BP: How does working on an entire project with one artist compare to making individual tracks for different people? Do you prefer one process to the other?
14KT: Yeah, I’m for sure an album guy. Creating a cohesive body of art is a true challenge for me. I enjoy making individual tracks too, but albums is how my mind naturally operates. I think of albums as like movie soundtracks actually. I know we live in an age in the music industry where an entire album might not hold as much weight or be as meaningful as it’s been in the past, but that’s also why it’s my preference. It’s a challenge in itself to keep the concept of an album meaningful to the listener.
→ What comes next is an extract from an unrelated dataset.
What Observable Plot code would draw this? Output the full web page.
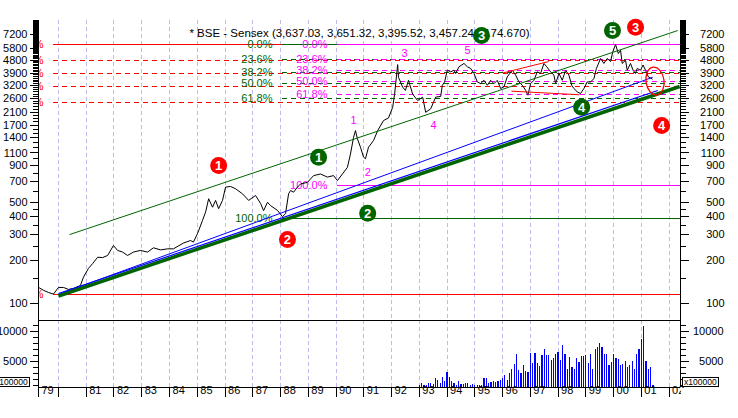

I hope people understand that vision when listening to RSXGLD and every project I create and release through my Karat Gold Music imprint.
BP: You've spoken in the past about growing up making pause tapes and having a preference for basic software like Cool Edit Pro. Having had to work hard to make do with what you had, do you feel a lot of production skill has been lost since technology became so readily available?
14KT: Yes and no. Yeah, I do feel like technology has made it easier for someone to produce without necessarily needing the true skill to do it. However, I do believe that there are certain production skills that aren’t necessarily lost, but are still much needed and neglected nowadays in order to be fully effective. Regardless of how readily available technology is at your disposal, you can’t replace the skill of conveying emotions with sound. You can’t replace the focus you need to get through the distractions of being on your computer while working and creating (social media, texts, notifications, etc..). You can’t replace the knowledge of knowing how to put together a song and be able to translate that to an artist you are working with. Those are just a couple skills, but there are many more.